WORK TO COMPLETE: Look at the data below and print exactly the lines from its first line through the line with "import * as"; the pictures stay out of the copy.
>>
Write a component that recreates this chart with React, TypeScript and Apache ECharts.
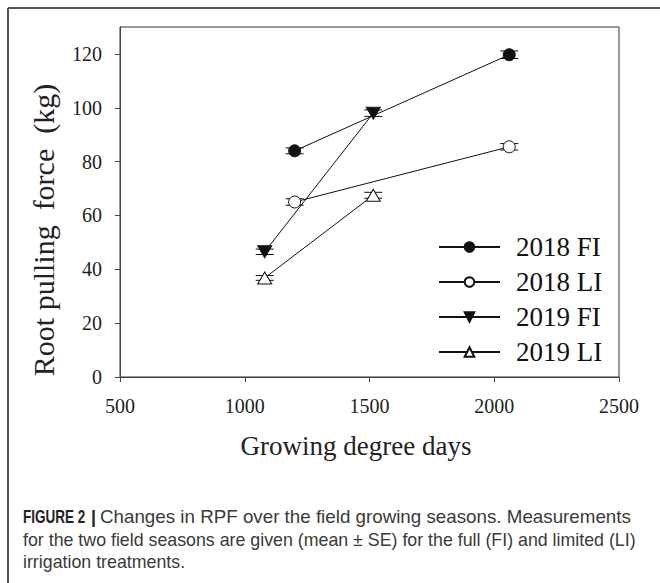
import React, { useEffect, useRef } from "react";
import * as echarts from "echarts";

// ---- data ----
const gdd2018 = [1200, 2060];
const gdd2019 = [1080, 1515];
const rpf2018FI = [84, 119.7];
const rpf2018LI = [65, 85.5];
const rpf2019FI = [46.5, 98];
const rpf2019LI = [36.8, 67.5];
const se2018FI = [1.1, 1.4];
const se2018LI = [1.2, 1.2];
const se2019FI = [1.0, 1.2];
const se2019LI = [0.9, 1.1];
const seriesNames = ["2018 FI", "2018 LI", "2019 FI", "2019 LI"];
const xTicks = [500, 1000, 1500, 2000, 2500];
const yTicks = [0, 20, 40, 60, 80, 100, 120];
const xTitle = "Growing degree days";
const yTitle = "Root pulling\u00A0 force\u00A0 (kg)";
const captionBold = "FIGURE 2";
const captionLine1 = "Changes in RPF over the field growing seasons. Measurements";
const captionLine2 =
  "for the two field seasons are given (mean \u00B1 SE) for the full (FI) and limited (LI)";
const captionLine3 = "irrigation treatments.";

const SERIF = "'Liberation Serif', 'Times New Roman', serif";
const SANS = "'Liberation Sans', Arial, sans-serif";
const INK = "#111";

function pairs(xs: number[], ys: number[]) {
  return xs.map((x, i) => [x, ys[i]]);
}
function triples(xs: number[], ys: number[], es: number[]) {
  return xs.map((x, i) => [x, ys[i], es[i]]);
}

export default function App() {
  const ref = useRef<HTMLDivElement>(null);

  useEffect(() => {
    if (!ref.current) return;
    const chart = echarts.init(ref.current, undefined, { renderer: "svg" });

    const errRender = (params: any, api: any) => {
      const x = api.value(0);
      const y = api.value(1);
      const e = api.value(2);
      const hi = api.coord([x, y + e]);
      const lo = api.coord([x, y - e]);
      const hw = 9;
      const st = { stroke: INK, lineWidth: 1 };
      return {
        type: "group",
        children: [
          { type: "line", shape: { x1: hi[0], y1: hi[1], x2: lo[0], y2: lo[1] }, style: st },
          { type: "line", shape: { x1: hi[0] - hw, y1: hi[1], x2: hi[0] + hw, y2: hi[1] }, style: st },
          { type: "line", shape: { x1: lo[0] - hw, y1: lo[1], x2: lo[0] + hw, y2: lo[1] }, style: st },
        ],
      };
    };

    const errSeries = [
      triples(gdd2018, rpf2018FI, se2018FI),
      triples(gdd2018, rpf2018LI, se2018LI),
      triples(gdd2019, rpf2019FI, se2019FI),
      triples(gdd2019, rpf2019LI, se2019LI),
    ].map((d) => ({
      type: "custom",
      renderItem: errRender,
      data: d,
      z: 1,
      silent: true,
      encode: { x: 0, y: 1 },
    }));

    const lineBase = {
      type: "line",
      lineStyle: { color: INK, width: 1 },
      z: 3,
    };

    const captionStyle = {
      fontSize: 17.8,
      fontFamily: SANS,
      fill: "#3a3a3a",
      align: "left",
      verticalAlign: "middle",
    };

    const option: any = {
      animation: false,
      backgroundColor: "#fff",
      grid: {
        left: 120,
        right: 41,
        top: 27,
        bottom: 206,
        show: true,
        borderColor: "#333",
        borderWidth: 1,
        containLabel: false,
      },
      xAxis: {
        type: "value",
        min: 500,
        max: 2500,
        interval: 500,
        axisLine: { show: true, lineStyle: { color: "#444", width: 1 } },
        axisTick: { show: true, inside: false, length: 5, lineStyle: { color: "#444" } },
        splitLine: { show: false },
        axisLabel: {
          fontSize: 20,
          fontFamily: SERIF,
          color: "#222",
          margin: 19,
          customValues: xTicks,
          formatter: (v: number) => String(v),
        },
      },
      yAxis: {
        type: "value",
        min: 0,
        max: 130,
        interval: 20,
        axisLine: { show: true, lineStyle: { color: "#444", width: 1 } },
        axisTick: {
          show: true,
          inside: false,
          length: 5,
          lineStyle: { color: "#444" },
          customValues: yTicks,
        },
        splitLine: { show: false },
        axisLabel: {
          fontSize: 20,
          fontFamily: SERIF,
          color: "#222",
          margin: 18,
          customValues: yTicks,
          formatter: (v: number) => String(v),
        },
      },
      legend: {
        orient: "vertical",
        left: 438,
        top: 233,
        padding: 0,
        itemWidth: 61,
        itemHeight: 12,
        itemGap: 7,
        data: seriesNames,
        textStyle: {
          fontSize: 27,
          fontFamily: SERIF,
          color: INK,
          lineHeight: 28,
          padding: [0, 0, 0, 11],
        },
      },
      series: [
        ...errSeries,
        {
          ...lineBase,
          name: seriesNames[0],
          data: pairs(gdd2018, rpf2018FI),
          symbol: "circle",
          symbolSize: 12,
          itemStyle: { color: INK, borderColor: INK, borderWidth: 1 },
        },
        {
          ...lineBase,
          name: seriesNames[1],
          data: pairs(gdd2018, rpf2018LI),
          symbol: "circle",
          symbolSize: 12,
          itemStyle: { color: "#fff", borderColor: INK, borderWidth: 1 },
        },
        {
          ...lineBase,
          name: seriesNames[2],
          data: pairs(gdd2019, rpf2019FI),
          symbol: "triangle",
          symbolRotate: 180,
          symbolSize: [14, 12],
          itemStyle: { color: INK, borderColor: INK, borderWidth: 1 },
        },
        {
          ...lineBase,
          name: seriesNames[3],
          data: pairs(gdd2019, rpf2019LI),
          symbol: "triangle",
          symbolSize: [14, 12],
          itemStyle: { color: "#fff", borderColor: INK, borderWidth: 1 },
        },
      ],
      graphic: [
        // outer figure frame
        { type: "line", shape: { x1: 8, y1: 8, x2: 660, y2: 8 }, style: { stroke: "#555", lineWidth: 2 } },
        { type: "line", shape: { x1: 8, y1: 8, x2: 8, y2: 583 }, style: { stroke: "#555", lineWidth: 2 } },
        {
          type: "text",
          x: 43,
          y: 230,
          rotation: Math.PI / 2,
          style: {
            text: yTitle,
            fontSize: 30,
            fontFamily: SERIF,
            fill: "#222",
            align: "center",
            verticalAlign: "middle",
          },
        },
        {
          type: "text",
          x: 356,
          y: 446,
          style: {
            text: xTitle,
            fontSize: 27,
            fontFamily: SERIF,
            fill: "#222",
            align: "center",
            verticalAlign: "middle",
          },
        },
        {
          type: "text",
          x: 23,
          y: 517,
          scaleX: 0.76,
          style: { ...captionStyle, text: captionBold, fontWeight: "bold", fill: "#222" },
        },
        {
          type: "text",
          x: 91,
          y: 517,
          style: { ...captionStyle, text: "|", fontWeight: "bold", fill: "#222" },
        },
        {
          type: "text",
          x: 100,
          y: 517,
          scaleX: 1.055,
          style: { ...captionStyle, text: captionLine1 },
        },
        {
          type: "text",
          x: 23,
          y: 540,
          style: { ...captionStyle, text: captionLine2 },
        },
        {
          type: "text",
          x: 23,
          y: 562,
          style: { ...captionStyle, text: captionLine3 },
        },
      ],
    };

    chart.setOption(option);
    return () => chart.dispose();
  }, []);

  return (
    <div
      ref={ref}
      style={{ position: "absolute", left: 0, top: 0, width: 660, height: 583 }}
    />
  );
}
<<
ANSWER FOR THE TASK:
Write a component that recreates this chart with React, TypeScript and Apache ECharts.
import React, { useEffect, useRef } from "react";
import * as echarts from "echarts";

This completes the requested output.